It is well accepted that the global population will rise from around 7.5billion to more than 9billion by mid-century and that all these people will need to be fed.
On top of this, the middle class of India, China and other emerging economies is growing fast and demanding more protein in their diet.
It is also well understood that supplying animal protein in the form of meat and milk products has a far higher land, carbon and water footprint than if that same amount of protein was produced from crops such as soybean, pulses or even insects.
New Zealand ratified the Paris Climate Agreement in October 2016 and it has now come into force. But exactly how we will meet our target of reducing greenhouse gas emissions by 11.2 per cent below 1990 levels by 2030 remains unclear. (Despite government statements to the contrary, this is a very modest target compared with many other countries and has been deemed inadequate by international organisations.)
Buying carbon credits from overseas is not really acceptable given our previous track record of buying cheap, fraudulent credits from Ukraine to meet our obligations under the Kyoto Protocol.
We can certainly grow more plantation forests on marginal land - that would help by removing some carbon dioxide from the atmosphere (although the details of whether this will be acceptable under the Paris Agreement have not yet been negotiated).
We also have good potential to reduce our domestic CO2 emissions from transport, industry and building sectors.
The co-benefits of this would offset any costs involved, if only the government would provide suitable policies.
Most countries will also need to reduce emissions beyond their voluntary contributions under the Paris Agreement if we are to stay below the agreed maximum of 2C rise above pre-industrial levels.
New Zealand will have to do its share, and agriculture will have to play a greater part.
Unfortunately, methane emissions from the digestion processes of cattle, sheep and deer and nitrous oxide emissions from animal urine and fertilisers are proving challenging to reduce.
We may be able to continue to export animal products that we currently rely on, but perhaps only to niche markets as competition increases.
The world is moving towards vegetable proteins to meet growing demands - for example, soy milk has been on the supermarket shelves here for many years but new biochemical processes based on fermentation of products containing plant proteins have also now reached the market.
The analogy is how synthetic fibres produced from oil products (such as nylon) largely replaced natural fibres (cotton, wool) globally over recent decades.
Of even greater interest, perhaps, is the slow but growing trend towards producing synthetic meat.
Investment into bio-companies developing such products is growing fast.
Such "meat" can be grown cleanly and efficiently under factory conditions from just a few cells, and it is claimed "tower factories" in the future could achieve 70 times the land area density in terms of tonnes per hectare, compared with field crop production.
There would possibly be a high energy penalty but, if this can be met by renewable energy systems, the carbon and water footprints would be far lower than from farming animals.
There will need to be strong social drivers for the acceptance of synthetic meat, but it is a potential means of maintaining self-sufficiency of reliable and safe food production for the 70 per cent of world population who will be living in mega-cities by mid-century.
A new US company, Impossible Foods, is already employing 75 staff to produce synthetic hamburgers that have now reached the market in New York and the company is looking for rapid expansion.
The potential for the 3-D printing of a synthetic fillet steak that looks, smells and tastes like a beef steak is on the horizon.
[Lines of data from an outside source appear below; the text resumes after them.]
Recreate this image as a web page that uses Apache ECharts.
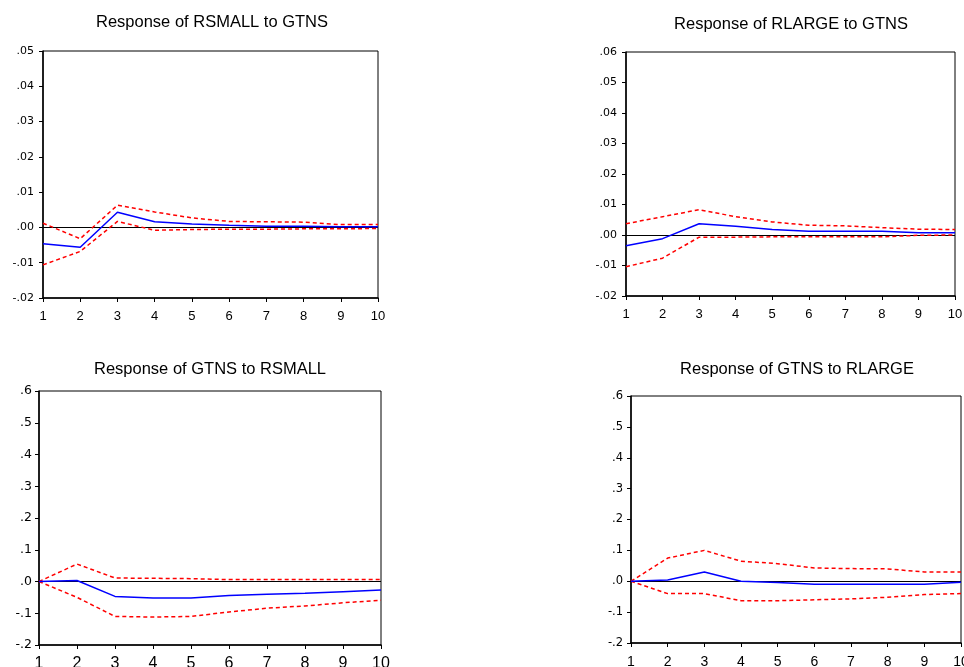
<!DOCTYPE html>
<html>
<head>
<meta charset="utf-8">
<script src="https://cdn.jsdelivr.net/npm/echarts@6/dist/echarts.min.js"></script>
<style>html,body{margin:0;padding:0;background:#fff;}#c{width:964px;height:667px;}</style>
</head>
<body>
<div id="c"></div>
<script>
const periods = ['1','2','3','4','5','6','7','8','9','10'];

const titles = ['Response of RSMALL to GTNS','Response of RLARGE to GTNS','Response of GTNS to RSMALL','Response of GTNS to RLARGE'];

// Panel 1: RSMALL to GTNS
const p1Resp  = [-0.0046,-0.0056,0.0043,0.0016,0.0010,0.0006,0.0003,0.0003,0.0002,0.0002];
const p1Upper = [0.0012,-0.0032,0.0063,0.0044,0.0027,0.0017,0.0016,0.0015,0.0008,0.0008];
const p1Lower = [-0.0106,-0.0068,0.0017,-0.0008,-0.0006,-0.0005,-0.0005,-0.0004,-0.0004,-0.0003];

// Panel 2: RLARGE to GTNS
const p2Resp  = [-0.0035,-0.0012,0.0037,0.0029,0.0018,0.0012,0.0012,0.0012,0.0007,0.0007];
const p2Upper = [0.0037,0.0060,0.0083,0.0060,0.0043,0.0032,0.0030,0.0024,0.0019,0.0018];
const p2Lower = [-0.0104,-0.0076,-0.0007,-0.0007,-0.0006,-0.0006,-0.0006,-0.0006,-0.0001,0.0000];

// Panel 3: GTNS to RSMALL
const p3Resp  = [0.000,0.003,-0.047,-0.052,-0.052,-0.044,-0.040,-0.037,-0.032,-0.027];
const p3Upper = [0.000,0.055,0.011,0.010,0.009,0.006,0.006,0.006,0.006,0.006];
const p3Lower = [0.000,-0.050,-0.110,-0.112,-0.110,-0.096,-0.084,-0.077,-0.067,-0.059];

// Panel 4: GTNS to RLARGE
const p4Resp  = [0.000,0.004,0.030,0.000,-0.004,-0.010,-0.010,-0.010,-0.010,-0.003];
const p4Upper = [0.000,0.075,0.100,0.065,0.057,0.043,0.041,0.040,0.030,0.030];
const p4Lower = [0.000,-0.040,-0.040,-0.063,-0.063,-0.060,-0.057,-0.052,-0.043,-0.040];

const yRanges = [
  {min:-0.02, max:0.05, interval:0.01, dec:2},
  {min:-0.02, max:0.06, interval:0.01, dec:2},
  {min:-0.2,  max:0.6,  interval:0.1,  dec:1},
  {min:-0.2,  max:0.6,  interval:0.1,  dec:1}
];
const panels = [
  [p1Resp,p1Upper,p1Lower],
  [p2Resp,p2Upper,p2Lower],
  [p3Resp,p3Upper,p3Lower],
  [p4Resp,p4Upper,p4Lower]
];

const grids = [
  {left:43, top:51, width:335, height:247},
  {left:626, top:52, width:329, height:244},
  {left:39, top:391, width:342, height:254},
  {left:631, top:396, width:330, height:247}
];
const titlePos = [[207,9],[786,11],[205,356],[792,356]];
const xFont = [{size:13, margin:12},{size:13, margin:12},{size:16, margin:11},{size:14, margin:12}];
const yFont = [{size:11, margin:9},{size:11, margin:9},{size:12.5, margin:7},{size:11.5, margin:8}];

const font = 'Liberation Sans, Arial, sans-serif';
const tickFont = 'DejaVu Sans, sans-serif';

function fmt(dec){
  return function(v){
    let s = Number(v).toFixed(dec);
    if (Math.abs(Number(s)) < 1e-9) s = (0).toFixed(dec);
    return s.replace(/^(-?)0\./,'$1.');
  };
}

const option = {
  animation:false,
  backgroundColor:'#fff',
  title: titles.map((t,i)=>({
    text:t, left:titlePos[i][0], top:titlePos[i][1], textAlign:'center',
    textStyle:{fontFamily:font, fontSize:16.5, fontWeight:'normal', color:'#000'}
  })),
  grid: grids.map(g=>Object.assign({show:true, borderColor:'#000', borderWidth:1, backgroundColor:'#fff', containLabel:false, outerBoundsMode:'none'}, g)),
  xAxis: grids.map((g,i)=>({
    type:'category', gridIndex:i, data:periods, boundaryGap:false,
    axisLine:{show:true, onZero:false, lineStyle:{color:'#000', width:1.5}},
    axisTick:{show:true, inside:false, length:4, alignWithLabel:true, lineStyle:{color:'#000'}},
    axisLabel:{fontFamily:font, fontSize:xFont[i].size, color:'#000', margin:xFont[i].margin, interval:0},
    splitLine:{show:false}
  })),
  yAxis: yRanges.map((r,i)=>({
    type:'value', gridIndex:i, min:r.min, max:r.max, interval:r.interval,
    axisLine:{show:true, lineStyle:{color:'#000', width:1.5}},
    axisTick:{show:true, inside:false, length:4, lineStyle:{color:'#000'}},
    axisLabel:{fontFamily:tickFont, fontSize:yFont[i].size, color:'#000', margin:yFont[i].margin, formatter:fmt(r.dec)},
    splitLine:{show:false}
  })),
  series: []
};

panels.forEach((p,i)=>{
  option.series.push({
    type:'line', xAxisIndex:i, yAxisIndex:i, data:p[1], symbol:'none',
    lineStyle:{color:'#ff0000', width:1.5, type:[4,3]}, z:3
  });
  option.series.push({
    type:'line', xAxisIndex:i, yAxisIndex:i, data:p[2], symbol:'none',
    lineStyle:{color:'#ff0000', width:1.5, type:[4,3]}, z:3
  });
  option.series.push({
    type:'line', xAxisIndex:i, yAxisIndex:i, data:p[0], symbol:'none',
    lineStyle:{color:'#0000ff', width:1.5}, z:4,
    markLine:{silent:true, symbol:'none', label:{show:false},
      lineStyle:{color:'#000', width:1.2, type:'solid'}, data:[{yAxis:0}], z:2}
  });
});

const chart = echarts.init(document.getElementById('c'));
chart.setOption(option);
</script>
</body>
</html>
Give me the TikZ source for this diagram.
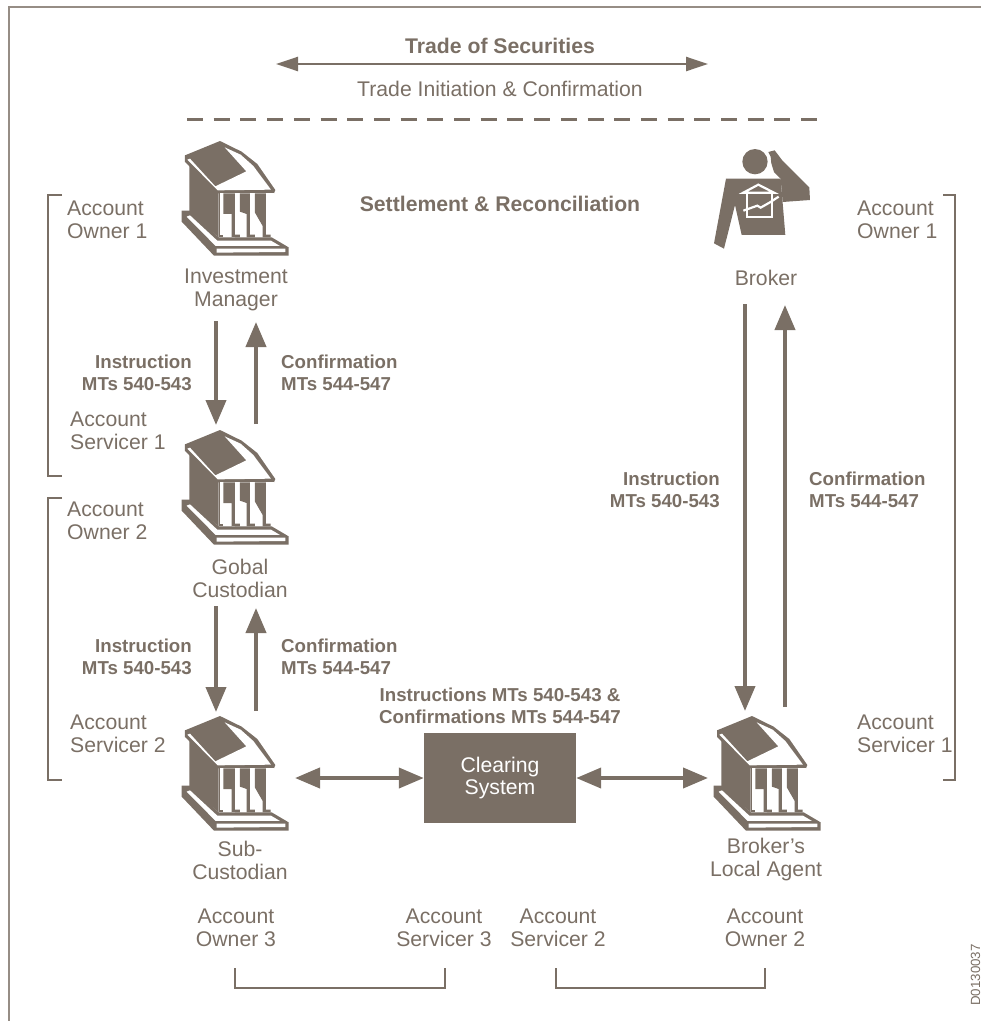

New Zealand agriculture needs to maintain a close watch on the rate of uptake of these new, competing food products.
Should they take off as quickly as cellphones have during the past decade, who knows what the future for farming might hold?
- Ralph Sims is professor of sustainable energy at Massey University's School of Engineering and Advanced Technology and a longtime contributor to the Inter-governmental Panel on Climate Change.